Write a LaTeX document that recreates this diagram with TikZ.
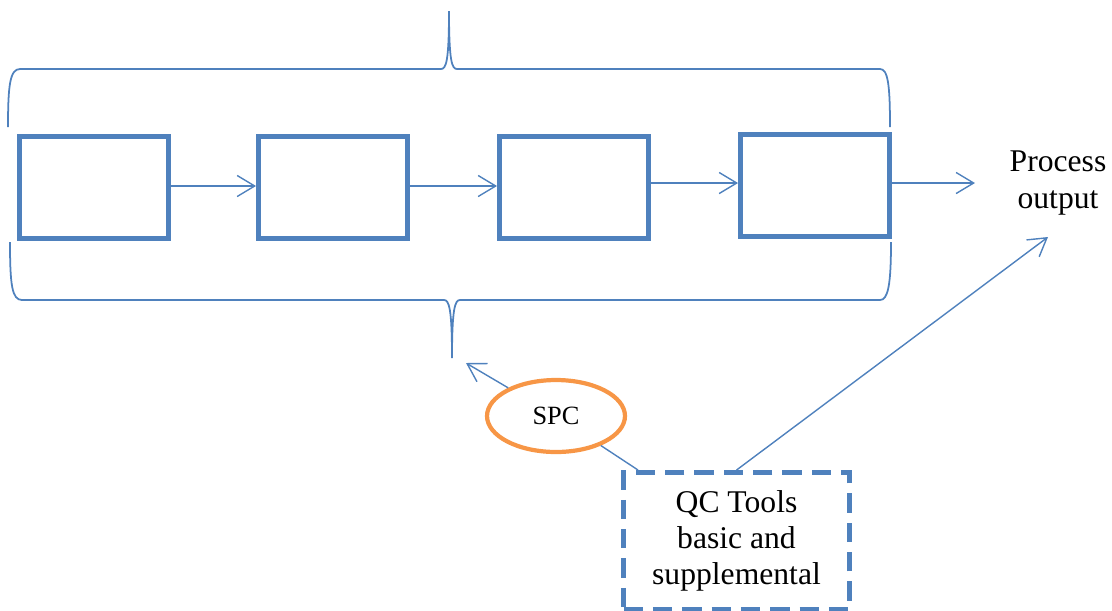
\documentclass[tikz,border=0pt]{standalone}
\usepackage{fontspec}
\setmainfont{Liberation Serif}
\usetikzlibrary{arrows.meta,shapes.geometric}

\definecolor{ofblue}{HTML}{4F81BD}
\definecolor{oforange}{HTML}{F79646}

\tikzset{
	stage/.style={draw=ofblue, line width=2.8pt, minimum width=2.98cm, minimum height=2.04cm, inner sep=0pt},
	flow/.style={draw=ofblue, line width=0.8pt, -{Straight Barb[length=10pt,width=12pt]}},
	link/.style={draw=ofblue, line width=0.8pt},
	brace/.style={draw=ofblue, line width=1pt}
}

\begin{document}
\begin{tikzpicture}[x=0.02cm, y=-0.02cm]
			\useasboundingbox (0,0) rectangle (1112,610);
			% process stages
			\node[stage] (S1) at (94,187.5) {};
			\node[stage] (S2) at (333,187.5) {};
			\node[stage] (S3) at (574,187.5) {};
			\node[stage] (S4) at (815,185.5) {};
			\node[align=center, font=\fontsize{18}{20.7}\selectfont] (Out) at (1058,183) {Process\\output};
			\coordinate (OutIn) at (975,183);
			\draw[flow] (S1.east |- 0,186) -- (S2.west |- 0,186);
			\draw[flow] (S2.east |- 0,186) -- (S3.west |- 0,186);
			\draw[flow] (S3.east |- 0,183) -- (S4.west |- 0,183);
			\draw[flow] (S4.east |- OutIn) -- (OutIn);
			% braces
			\draw[brace] (8,127) .. controls (8,85) and (10,69) .. (20,69)
			-- (441,69) .. controls (446,69) and (449,62) .. (449,11)
			.. controls (449,62) and (452,69) .. (457,69)
			-- (880,69) .. controls (888,69) and (890,85) .. (890,127);
			\draw[brace] (10,242) .. controls (10,285) and (12,300) .. (22,300)
			-- (444,300) .. controls (449,300) and (452,308) .. (452,358)
			.. controls (452,308) and (455,300) .. (460,300)
			-- (880,300) .. controls (888,300) and (891,285) .. (891,242);
			% tools
			\node[ellipse, draw=oforange, line width=2.4pt, minimum width=2.76cm, minimum height=1.44cm, inner sep=0pt, font=\fontsize{15}{18}\selectfont] (SPC) at (556,416) {SPC};
			\node[draw=ofblue, line width=2.8pt, dash pattern=on 11pt off 5.7pt, minimum width=4.52cm, minimum height=2.74cm, align=center, font=\fontsize{18}{20.7}\selectfont] (QC) at (736.5,541) {QC Tools\\basic and\\supplemental};
			\coordinate (BraceTip) at (466,363);
			\coordinate (QCin) at (638,470);
			\coordinate (OutTip) at (1048,237);
			\draw[flow] (SPC) -- (BraceTip);
			\draw[link] (SPC) -- (QCin);
			\draw[flow] (QC.north) -- (OutTip);
\end{tikzpicture}
\end{document}
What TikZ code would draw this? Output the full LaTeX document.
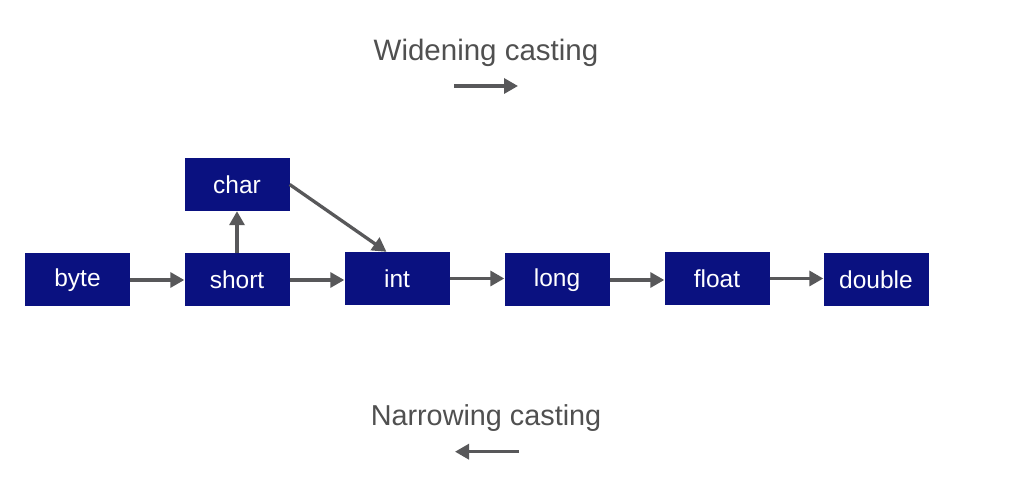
\documentclass[tikz,border=0pt]{standalone}
\usepackage{fontspec}
\setmainfont{Liberation Sans}
\usetikzlibrary{arrows.meta,calc}
\definecolor{boxblue}{RGB}{10,17,128}
\definecolor{arrowgray}{RGB}{88,88,90}
\definecolor{textgray}{RGB}{80,80,80}
\begin{document}
\begin{tikzpicture}[x=1pt,y=1pt,
  typebox/.style={fill=boxblue, draw=none, minimum width=105pt, minimum height=53pt,
    inner sep=0pt, text=white, font=\fontsize{24.5}{28}\selectfont},
  conn/.style={draw=arrowgray, line width=3.3pt, -{Triangle[length=14pt,width=15pt]}},
  caption/.style={text=textgray, font=\fontsize{29.5}{34}\selectfont, anchor=base, inner sep=0pt}]
\useasboundingbox (0,0) rectangle (1021,484);
\fill[white] (0,0) rectangle (1021,484);
\node[typebox] (byte) at (77.5,204) {byte};
\node[typebox] (short) at (237,204) {short};
\node[typebox] (char) at (237,299.5) {char};
\node[typebox] (int) at (397,205.5) {int};
\node[typebox] (long) at (557,204) {long};
\node[typebox] (float) at (717,205.5) {float};
\node[typebox] (double) at (876,204) {double};
\node[caption] (wide) at (486,423) {Widening casting};
\node[caption, font=\fontsize{28.8}{34}\selectfont] (narrow) at (486,58) {Narrowing casting};
\coordinate (w1) at (454,398);
\coordinate (w2) at (518,398);
\coordinate (n1) at (519,32.3);
\coordinate (n2) at (455,32.3);
\draw[conn] (byte.east) -- (byte.east -| short.west);
\draw[conn] (short.east) -- (short.east -| int.west);
\draw[conn] (int.east) -- (int.east -| long.west);
\draw[conn] (long.east) -- (long.east -| float.west);
\draw[conn] (float.east) -- (float.east -| double.west);
\draw[conn] (short.north) -- (char.south);
\draw[conn] (char.east) -- ($(int.north west)!0.4!(int.north east)$);
\draw[conn] (w1) -- (w2);
\draw[conn] (n1) -- (n2);
\end{tikzpicture}
\end{document}
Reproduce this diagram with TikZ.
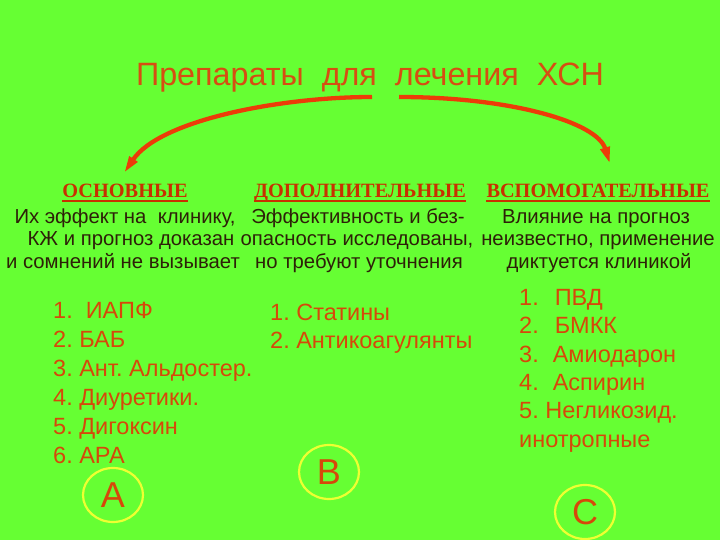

========

▶ [What the task asks]: Make an exact copy of the data, leaving its pictures out.

▶ [Solution to this task]:
Write a LaTeX document that recreates this diagram with TikZ.
\documentclass[tikz,border=0pt]{standalone}
\usepackage{fontspec}
\setmainfont{Liberation Serif}
\usetikzlibrary{arrows.meta,shapes.geometric}

\definecolor{ofblue}{HTML}{4F81BD}
\definecolor{oforange}{HTML}{F79646}

\tikzset{
	stage/.style={draw=ofblue, line width=2.8pt, minimum width=2.98cm, minimum height=2.04cm, inner sep=0pt},
	flow/.style={draw=ofblue, line width=0.8pt, -{Straight Barb[length=10pt,width=12pt]}},
	link/.style={draw=ofblue, line width=0.8pt},
	brace/.style={draw=ofblue, line width=1pt}
}

\begin{document}
\begin{tikzpicture}[x=0.02cm, y=-0.02cm]
			\useasboundingbox (0,0) rectangle (1112,610);
			% process stages
			\node[stage] (S1) at (94,187.5) {};
			\node[stage] (S2) at (333,187.5) {};
			\node[stage] (S3) at (574,187.5) {};
			\node[stage] (S4) at (815,185.5) {};
			\node[align=center, font=\fontsize{18}{20.7}\selectfont] (Out) at (1058,183) {Process\\output};
			\coordinate (OutIn) at (975,183);
			\draw[flow] (S1.east |- 0,186) -- (S2.west |- 0,186);
			\draw[flow] (S2.east |- 0,186) -- (S3.west |- 0,186);
			\draw[flow] (S3.east |- 0,183) -- (S4.west |- 0,183);
			\draw[flow] (S4.east |- OutIn) -- (OutIn);
			% braces
			\draw[brace] (8,127) .. controls (8,85) and (10,69) .. (20,69)
			-- (441,69) .. controls (446,69) and (449,62) .. (449,11)
			.. controls (449,62) and (452,69) .. (457,69)
			-- (880,69) .. controls (888,69) and (890,85) .. (890,127);
			\draw[brace] (10,242) .. controls (10,285) and (12,300) .. (22,300)
			-- (444,300) .. controls (449,300) and (452,308) .. (452,358)
			.. controls (452,308) and (455,300) .. (460,300)
			-- (880,300) .. controls (888,300) and (891,285) .. (891,242);
			% tools
			\node[ellipse, draw=oforange, line width=2.4pt, minimum width=2.76cm, minimum height=1.44cm, inner sep=0pt, font=\fontsize{15}{18}\selectfont] (SPC) at (556,416) {SPC};
			\node[draw=ofblue, line width=2.8pt, dash pattern=on 11pt off 5.7pt, minimum width=4.52cm, minimum height=2.74cm, align=center, font=\fontsize{18}{20.7}\selectfont] (QC) at (736.5,541) {QC Tools\\basic and\\supplemental};
			\coordinate (BraceTip) at (466,363);
			\coordinate (QCin) at (638,470);
			\coordinate (OutTip) at (1048,237);
			\draw[flow] (SPC) -- (BraceTip);
			\draw[link] (SPC) -- (QCin);
			\draw[flow] (QC.north) -- (OutTip);
\end{tikzpicture}
\end{document}
What TikZ code would draw this? Output the full LaTeX document.
\documentclass[tikz,border=0pt]{standalone}
\usepackage{fontspec}
\setmainfont{Liberation Sans}
\usetikzlibrary{arrows.meta,calc}
\definecolor{boxblue}{RGB}{10,17,128}
\definecolor{arrowgray}{RGB}{88,88,90}
\definecolor{textgray}{RGB}{80,80,80}
\begin{document}
\begin{tikzpicture}[x=1pt,y=1pt,
  typebox/.style={fill=boxblue, draw=none, minimum width=105pt, minimum height=53pt,
    inner sep=0pt, text=white, font=\fontsize{24.5}{28}\selectfont},
  conn/.style={draw=arrowgray, line width=3.3pt, -{Triangle[length=14pt,width=15pt]}},
  caption/.style={text=textgray, font=\fontsize{29.5}{34}\selectfont, anchor=base, inner sep=0pt}]
\useasboundingbox (0,0) rectangle (1021,484);
\fill[white] (0,0) rectangle (1021,484);
\node[typebox] (byte) at (77.5,204) {byte};
\node[typebox] (short) at (237,204) {short};
\node[typebox] (char) at (237,299.5) {char};
\node[typebox] (int) at (397,205.5) {int};
\node[typebox] (long) at (557,204) {long};
\node[typebox] (float) at (717,205.5) {float};
\node[typebox] (double) at (876,204) {double};
\node[caption] (wide) at (486,423) {Widening casting};
\node[caption, font=\fontsize{28.8}{34}\selectfont] (narrow) at (486,58) {Narrowing casting};
\coordinate (w1) at (454,398);
\coordinate (w2) at (518,398);
\coordinate (n1) at (519,32.3);
\coordinate (n2) at (455,32.3);
\draw[conn] (byte.east) -- (byte.east -| short.west);
\draw[conn] (short.east) -- (short.east -| int.west);
\draw[conn] (int.east) -- (int.east -| long.west);
\draw[conn] (long.east) -- (long.east -| float.west);
\draw[conn] (float.east) -- (float.east -| double.west);
\draw[conn] (short.north) -- (char.south);
\draw[conn] (char.east) -- ($(int.north west)!0.4!(int.north east)$);
\draw[conn] (w1) -- (w2);
\draw[conn] (n1) -- (n2);
\end{tikzpicture}
\end{document}
Reproduce this diagram with TikZ.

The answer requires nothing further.